_What is being asked_
In this exercise, return the whole listing exactly, excluding any images.
╭──
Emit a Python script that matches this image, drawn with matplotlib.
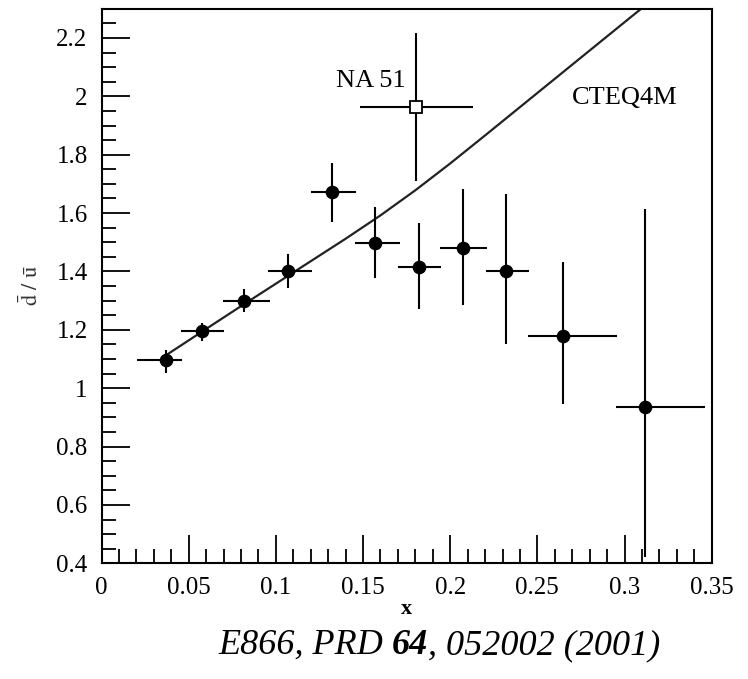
import matplotlib
matplotlib.use("Agg")
import matplotlib.pyplot as plt
from matplotlib.ticker import MultipleLocator

plt.rcParams['font.family'] = ['Liberation Serif', 'DejaVu Serif']
plt.rcParams['mathtext.fontset'] = 'stix'

# E866 d-bar/u-bar points
x_e866 = [0.0368, 0.0578, 0.0819, 0.1068, 0.1320, 0.1570, 0.1820, 0.2071, 0.2318, 0.2648, 0.3120]
y_e866 = [1.095, 1.196, 1.299, 1.403, 1.671, 1.497, 1.414, 1.480, 1.400, 1.180, 0.936]
xlo_e866 = [0.0166, 0.0122, 0.0124, 0.0111, 0.0120, 0.0116, 0.0120, 0.0131, 0.0115, 0.0204, 0.0170]
xhi_e866 = [0.0092, 0.0126, 0.0147, 0.0137, 0.0140, 0.0140, 0.0130, 0.0141, 0.0135, 0.0310, 0.0343]
ylo_e866 = [0.042, 0.036, 0.039, 0.060, 0.103, 0.118, 0.142, 0.194, 0.248, 0.234, 0.516]
yhi_e866 = [0.036, 0.029, 0.041, 0.057, 0.101, 0.123, 0.152, 0.203, 0.265, 0.254, 0.679]

# NA51 point
x_na51 = [0.1805]
y_na51 = [1.964]
xerr_na51 = [[0.0325], [0.0325]]
yerr_na51 = [[0.253], [0.253]]

# CTEQ4M curve
x_cteq = [0.035, 0.06, 0.08, 0.10, 0.12, 0.14, 0.16, 0.18, 0.20, 0.22, 0.24, 0.26, 0.28, 0.30, 0.312]
y_cteq = [1.105, 1.203, 1.281, 1.358, 1.435, 1.512, 1.592, 1.678, 1.770, 1.866, 1.963, 2.060, 2.157, 2.254, 2.312]

fig = plt.figure(figsize=(7.48, 6.79), dpi=100)
ax = fig.add_axes([0.1357, 0.1704, 0.8158, 0.8167])

ax.plot(x_cteq, y_cteq, color='#222222', lw=1.6, zorder=2)

ax.errorbar(x_e866, y_e866, xerr=[xlo_e866, xhi_e866], yerr=[ylo_e866, yhi_e866],
            fmt='o', color='black', ms=8.8, elinewidth=1.5, capsize=0, zorder=3)
ax.errorbar(x_na51, y_na51, xerr=xerr_na51, yerr=yerr_na51,
            fmt='s', mfc='white', mec='black', mew=1.3, ecolor='black', ms=9,
            elinewidth=1.5, capsize=0, zorder=3)

ax.text(0.1545, 2.054, 'NA 51', fontsize=19, ha='center', va='center')
ax.text(0.300, 1.995, 'CTEQ4M', fontsize=19, ha='center', va='center')

ax.set_xlim(0, 0.35)
ax.set_ylim(0.4, 2.3)
ax.xaxis.set_minor_locator(MultipleLocator(0.01))
ax.yaxis.set_minor_locator(MultipleLocator(0.05))
ax.set_xticks([0, 0.05, 0.1, 0.15, 0.2, 0.25, 0.3, 0.35])
ax.set_xticklabels(['0', '0.05', '0.1', '0.15', '0.2', '0.25', '0.3', '0.35'])
ax.set_yticks([0.4, 0.6, 0.8, 1.0, 1.2, 1.4, 1.6, 1.8, 2.0, 2.2])
ax.set_yticklabels(['0.4', '0.6', '0.8', '1', '1.2', '1.4', '1.6', '1.8', '2', '2.2'])

ax.tick_params(which='both', direction='in', top=False, right=False, labelsize=18, width=1.3)
ax.tick_params(which='major', length=20)
ax.tick_params(which='minor', length=10)
ax.tick_params(axis='x', pad=10)
ax.tick_params(axis='y', pad=10)
for s in ax.spines.values():
    s.set_linewidth(1.5)

ax.set_xlabel('x', fontsize=16, fontweight='bold', labelpad=0)
fig.text(31 / 748, 1 - 286 / 679, r'$\bar{\mathrm{d}}\ /\ \bar{\mathrm{u}}$', fontsize=16,
         rotation=90, ha='center', va='center', color='#333333')

# caption, italic with bold volume number
t1 = fig.text(218 / 748, 1 - 654 / 679, 'E866, PRD ', fontsize=26, style='italic', va='baseline')
t2 = ax.annotate('64', xy=(1, 0), xycoords=t1, fontsize=26, style='italic',
                 fontweight='bold', va='bottom', ha='left', annotation_clip=False)
ax.annotate(', 052002 (2001)', xy=(1, 0), xycoords=t2, fontsize=26, style='italic',
            va='bottom', ha='left', annotation_clip=False)

fig.savefig('out.png', dpi=100)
╰──
_Solution_
Emit a Python script that matches this image, drawn with matplotlib.
import matplotlib
matplotlib.use("Agg")
import matplotlib.pyplot as plt
from matplotlib.ticker import MultipleLocator

plt.rcParams['font.family'] = ['Liberation Serif', 'DejaVu Serif']
plt.rcParams['mathtext.fontset'] = 'stix'

# E866 d-bar/u-bar points
x_e866 = [0.0368, 0.0578, 0.0819, 0.1068, 0.1320, 0.1570, 0.1820, 0.2071, 0.2318, 0.2648, 0.3120]
y_e866 = [1.095, 1.196, 1.299, 1.403, 1.671, 1.497, 1.414, 1.480, 1.400, 1.180, 0.936]
xlo_e866 = [0.0166, 0.0122, 0.0124, 0.0111, 0.0120, 0.0116, 0.0120, 0.0131, 0.0115, 0.0204, 0.0170]
xhi_e866 = [0.0092, 0.0126, 0.0147, 0.0137, 0.0140, 0.0140, 0.0130, 0.0141, 0.0135, 0.0310, 0.0343]
ylo_e866 = [0.042, 0.036, 0.039, 0.060, 0.103, 0.118, 0.142, 0.194, 0.248, 0.234, 0.516]
yhi_e866 = [0.036, 0.029, 0.041, 0.057, 0.101, 0.123, 0.152, 0.203, 0.265, 0.254, 0.679]

# NA51 point
x_na51 = [0.1805]
y_na51 = [1.964]
xerr_na51 = [[0.0325], [0.0325]]
yerr_na51 = [[0.253], [0.253]]

# CTEQ4M curve
x_cteq = [0.035, 0.06, 0.08, 0.10, 0.12, 0.14, 0.16, 0.18, 0.20, 0.22, 0.24, 0.26, 0.28, 0.30, 0.312]
y_cteq = [1.105, 1.203, 1.281, 1.358, 1.435, 1.512, 1.592, 1.678, 1.770, 1.866, 1.963, 2.060, 2.157, 2.254, 2.312]

fig = plt.figure(figsize=(7.48, 6.79), dpi=100)
ax = fig.add_axes([0.1357, 0.1704, 0.8158, 0.8167])

ax.plot(x_cteq, y_cteq, color='#222222', lw=1.6, zorder=2)

ax.errorbar(x_e866, y_e866, xerr=[xlo_e866, xhi_e866], yerr=[ylo_e866, yhi_e866],
            fmt='o', color='black', ms=8.8, elinewidth=1.5, capsize=0, zorder=3)
ax.errorbar(x_na51, y_na51, xerr=xerr_na51, yerr=yerr_na51,
            fmt='s', mfc='white', mec='black', mew=1.3, ecolor='black', ms=9,
            elinewidth=1.5, capsize=0, zorder=3)

ax.text(0.1545, 2.054, 'NA 51', fontsize=19, ha='center', va='center')
ax.text(0.300, 1.995, 'CTEQ4M', fontsize=19, ha='center', va='center')

ax.set_xlim(0, 0.35)
ax.set_ylim(0.4, 2.3)
ax.xaxis.set_minor_locator(MultipleLocator(0.01))
ax.yaxis.set_minor_locator(MultipleLocator(0.05))
ax.set_xticks([0, 0.05, 0.1, 0.15, 0.2, 0.25, 0.3, 0.35])
ax.set_xticklabels(['0', '0.05', '0.1', '0.15', '0.2', '0.25', '0.3', '0.35'])
ax.set_yticks([0.4, 0.6, 0.8, 1.0, 1.2, 1.4, 1.6, 1.8, 2.0, 2.2])
ax.set_yticklabels(['0.4', '0.6', '0.8', '1', '1.2', '1.4', '1.6', '1.8', '2', '2.2'])

ax.tick_params(which='both', direction='in', top=False, right=False, labelsize=18, width=1.3)
ax.tick_params(which='major', length=20)
ax.tick_params(which='minor', length=10)
ax.tick_params(axis='x', pad=10)
ax.tick_params(axis='y', pad=10)
for s in ax.spines.values():
    s.set_linewidth(1.5)

ax.set_xlabel('x', fontsize=16, fontweight='bold', labelpad=0)
fig.text(31 / 748, 1 - 286 / 679, r'$\bar{\mathrm{d}}\ /\ \bar{\mathrm{u}}$', fontsize=16,
         rotation=90, ha='center', va='center', color='#333333')

# caption, italic with bold volume number
t1 = fig.text(218 / 748, 1 - 654 / 679, 'E866, PRD ', fontsize=26, style='italic', va='baseline')
t2 = ax.annotate('64', xy=(1, 0), xycoords=t1, fontsize=26, style='italic',
                 fontweight='bold', va='bottom', ha='left', annotation_clip=False)
ax.annotate(', 052002 (2001)', xy=(1, 0), xycoords=t2, fontsize=26, style='italic',
            va='bottom', ha='left', annotation_clip=False)

fig.savefig('out.png', dpi=100)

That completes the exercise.